One hour a day, for one more year. Making make-believe a priority.

Saturday, April 17, 2010

Playground

So these projects, these blog-jects (you know, cooking your way through Julia Child's French recipes, or taking a photograph of the back of your head every day, or, I don't know, making the time to play with your kids for an hour a day for a whole year) should, at some point, be revelatory, right...or otherwise what's the point? I mean, my main purpose is, as I have said, to give my children more of my undivided attention and also to really play with them while they are still young enough to want me to. But as with any creative project, shouldn't you also want to learn something? So far in this month of play I've had a few moments of inspiration, but not much by way of revelation...until tonight.

And tonight my revelation came from the most unlikely source...so unexpected I'm almost embarrassed to even say it. Anyway, it's Saturday and Patrick is at a gallery opening and the girls are asleep and there's nothing on TV and I am generally restless and so earlier I turned to this movie called "Yes Man." I wandered in and out of the room, letting it be my background jibber-jabber that TV so often is, until this scene where Jim Carrey's character (who has decided to say YES to everything apparently) walks into a club and sees Zooey Deschanel's band -- Munchhausen Syndrome By Proxy playing). Now, I love Zooey Deschanel, I just do. And who could resist a band named after one of the creepiest mental illnesses ever (so creepy, in fact, I even wrote an entire novel about it). And suddenly I got sucked into the Carrey/Deschanel/"Yes Man" vortex. And then came the scene where they sneak into the Hollywood Bowl and are talking about how little it matters what you do with your life as long as it gives you true pleasure. The direct quote is, "The world is a playground.You know that when you are a kid but somewhere along the way, everyone forgets it.”

And it got me thinking. I'm not sure I have seen the world as a playground for a long time.
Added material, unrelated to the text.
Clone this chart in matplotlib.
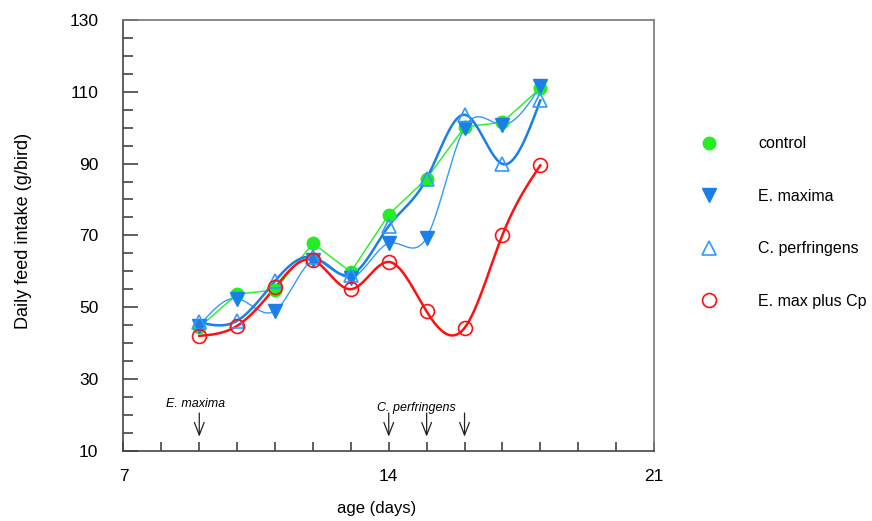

I was kind of a serious kid. I didn't goof off in class. I rarely got into trouble. I actually remember there being moments when I was a teenager that I ached to be able to just let go, to be free-spirited like some of my friends. When my guy friends went through a streaking phase, it was excruciating...the agony of not ever being able to have that same delicious sense of abandon and adventure. (I was always the look-out...never the streaker.) Growing up was, in some ways, a huge relief. And as I watched this cheesy movie (which is paused right now so I can get back to it in a minute), I was struck with a vivid recollection of a road trip that I made about fifteen years ago with my husband and his sister from Seattle, where we had been living, to Flagstaff. I remember getting up to about 6,000 feet (where desert turns to mountains) and that my sister-in-law made us stop to car so she could get out and play in the snow. It was cold, we'd been driving forever, but my husband stopped and they got out and played. I remember sitting inside the truck, overwhelmed with a melancholy feeling, wishing for something I couldn't quite articulate.

Anyway. There it is: Revelation #1. In order for this project (blog-ject) to have some real meaning (for me as well as for the girls), I need to work on seeing the world as a playground and myself as someone who is allowed to play there. That's the hard part maybe. I don't know.

P.S. Tonight I actually did ballet with Kicky in the living room. I may not be able to walk tomorrow.

1 comment:

Anonymous said...

I hear ya, sista! I would love to join you on the playground; I need it too! Wanna come up and swing on my swing set? ;-)

BTW: That movie was a guilty pleasure of mine too, maybe for the same reason.